Change for Chance (operating as Changement pour la Chance, or CPC) is the charitable arm of The Make a Difference Movement Foundation.
In order for a nonprofit to be eligible for tax exempt status under section 501(c)(3) of the Internal Revenue Tax Code, the organization has to prove that it “serves a public rather than a private interest.” No organization whose donations or assets directly or indirectly benefit an individual or for-profit entity is eligible for tax exempt status.
Public Vs. Private Interest
It’s helpful to think of what we know about businesses in general — the private sector. Simply put, businesses operate for the purpose of making money for their owners, investors and shareholders. These people, and the businesses themselves, are operating for private interest. And as we all know, businesses and individuals are required to pay income taxes by the IRS.
501(c)(3) organizations like Change for Chance have an exemption from paying income taxes because they are charitable in nature — they are not-for-profit. We operate for the benefit of the public interest by striving to fulfill a charitable mission as defined by the IRS. It’s pretty cool that nonprofits get to use more of their resources to do good, right? We think so too!
So, to make sure that all 501(c)(3) charities are actually organized and operating that way, the IRS has created private benefit and inurement rules. At The Make a Difference Movement Foundation, we want to do everything we can to help people in need, and for us to effectively do that, we need you to understand what we do and how we operate.
The Rules On Private Benefit
The private benefit rule is pretty much exactly what it sounds like. Charities are not allowed to use their tax-exempt status, charitable funds, programs, etc. to benefit private parties that do not fall within a charitable class. The problem with this rule is that it’s deceptively simple. It is a lot easier to break than you’d think. However, only Change for Chance and Difference 38 is registered as either a 501(c)(3) non-profit project or a benefits corporation. The Make a Difference Movement Foundation, although being the owner and operator of the above mentioned organisations, isn’t registered as a non-profit.
The Rules On Private Inurement
The insider rule. It is illegal for a charitable organization’s income or assets to disproportionately benefit a private entity that has “significant influence over the organization” or is otherwise “closely related” to it. Basically, no one should be profiting simply because of their connection to a nonprofit. Makes sense, right?
Let’s Break It Down…
- Paying Employees
- Nonprofit employees can (and should) be fairly compensated for their work with an appropriate, competitive salary. The key takeaway related to paying employees is to avoid excesses. We need happy, well-paid employees to facilitate the delivery of our charitable mission. But our employees don’t usually need a first class plane ticket for their business trip. The difference is pretty clear, right?
- Selecting Vendors & Paying Expenses
- The key to understanding private benefit as related to vendors and expenses lies in the concept of fair market value. The Make a Difference Movement Foundation, Difference 38 and Chance for Chance will need to pay for expenses in order to host a fundraising event or run our charitable programming, and this is totally acceptable under the law.
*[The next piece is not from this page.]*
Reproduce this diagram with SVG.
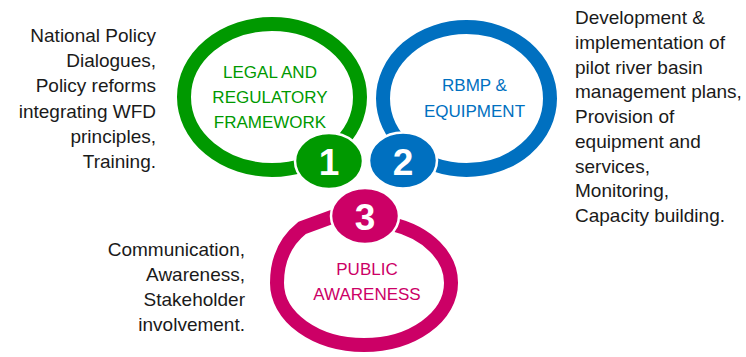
<svg xmlns="http://www.w3.org/2000/svg" width="746" height="357" viewBox="0 0 746 357">
<style>
.ring{fill:none;stroke-width:14}
.badge{stroke:#ffffff;stroke-width:2.5}
.num{font-family:"Liberation Sans",Arial,sans-serif;font-weight:bold;font-size:37px;fill:#ffffff;text-anchor:middle}
.lbl{font-family:"Liberation Sans",Arial,sans-serif;font-size:17px;text-anchor:middle}
.side{font-family:"Liberation Sans",Arial,sans-serif;font-size:19px;fill:#1a1a1a}
</style>
<rect width="746" height="357" fill="#ffffff"/>
<g id="node-public">
<path class="ring" stroke="#cc0066" d="M 302 228 Q 277 248 277 283 A 87 62 0 0 0 451 283 A 87 62 0 0 0 392 224 L 340 214 Z"/>
<text class="lbl" fill="#cc0066" x="367" y="275">PUBLIC</text>
<text class="lbl" fill="#cc0066" x="367" y="300">AWARENESS</text>
</g>
<g id="node-legal">
<ellipse class="ring" stroke="#009900" cx="272" cy="97" rx="88" ry="73"/>
<text class="lbl" fill="#009900" x="270" y="78">LEGAL AND</text>
<text class="lbl" fill="#009900" x="270" y="103">REGULATORY</text>
<text class="lbl" fill="#009900" x="270" y="128">FRAMEWORK</text>
</g>
<g id="node-rbmp">
<ellipse class="ring" stroke="#0070c0" cx="466.5" cy="98.5" rx="83.5" ry="71.5"/>
<text class="lbl" fill="#0070c0" x="474.5" y="91">RBMP &amp;</text>
<text class="lbl" fill="#0070c0" x="474.5" y="117">EQUIPMENT</text>
</g>
<g id="badge-1">
<ellipse class="badge" fill="#009900" cx="329" cy="161" rx="34" ry="28"/>
<text class="num" x="329" y="175">1</text>
</g>
<g id="badge-2">
<ellipse class="badge" fill="#0070c0" cx="403" cy="160.5" rx="34" ry="28"/>
<text class="num" x="403" y="175">2</text>
</g>
<g id="badge-3">
<ellipse class="badge" fill="#cc0066" cx="365" cy="216" rx="34" ry="28"/>
<text class="num" x="365" y="230">3</text>
</g>
<g id="connectors"></g>
<g id="text-legal" class="side" text-anchor="end">
<text class="side" text-anchor="end" x="156" y="42">National Policy</text>
<text class="side" text-anchor="end" x="156" y="67">Dialogues,</text>
<text class="side" text-anchor="end" x="156" y="92">Policy reforms</text>
<text class="side" text-anchor="end" x="156" y="118">integrating WFD</text>
<text class="side" text-anchor="end" x="156" y="143">principles,</text>
<text class="side" text-anchor="end" x="156" y="168">Training.</text>
</g>
<g id="text-rbmp">
<text class="side" x="575" y="24">Development &amp;</text>
<text class="side" x="575" y="49">implementation of</text>
<text class="side" x="575" y="74">pilot river basin</text>
<text class="side" x="575" y="98">management plans,</text>
<text class="side" x="575" y="123">Provision of</text>
<text class="side" x="575" y="148">equipment and</text>
<text class="side" x="575" y="173">services,</text>
<text class="side" x="575" y="197">Monitoring,</text>
<text class="side" x="575" y="222">Capacity building.</text>
</g>
<g id="text-public">
<text class="side" text-anchor="end" x="245" y="256">Communication,</text>
<text class="side" text-anchor="end" x="245" y="281">Awareness,</text>
<text class="side" text-anchor="end" x="245" y="306">Stakeholder</text>
<text class="side" text-anchor="end" x="245" y="331">involvement.</text>
</g>
</svg>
The only caveat is that we must spend our charitable funds responsibly, ensuring that we are paying at or below fair market value for any expense. How do we ensure we’re making a purchase at fair market value? Our best practice is to get at least three quotes (in writing) from different vendors to confirm that we’re getting the best deal. This is often called getting an RFP (request for proposal).
- Relationships With Other Individuals and Businesses
- The concept here is that because Difference 38 and Change for Chance, being a 501(c)(3), is a public charity (that serves the public’s benefit), 501(c)(3)s can’t endorse, promote, or generate revenue for a private gain. Even though these activities may seem harmless (like linking to a vendor page selling products) this rule ensures that nonprofits are focused on the greater good rather than supporting or endorsing specific individuals or businesses.
- When any situation involves people or businesses related to our nonprofit, we will take extra caution. For example, if we are using a friend or family member’s catering company for our fundraiser. Actions that do not constitute private benefit with unaffiliated parties may constitute private inurement with an affiliated party, which is what we try our absolute best to avoid.
- Although nuanced and specific, private benefit and inurement rules truly boil down to ensuring that all of our organization’s operations and expenses are being allocated toward our charitable purpose. If we are questioning whether an activity may constitute private benefit, we ask ourselves, “Is the activity is in the best interest of our nonprofit’s charitable mission and class? Will it maximize our impact? Is it truly benefiting the public?”
- We will err on the side of caution. If we are questioning whether something is private benefit or private inurement, we will investigate further… or avoid the activity all together.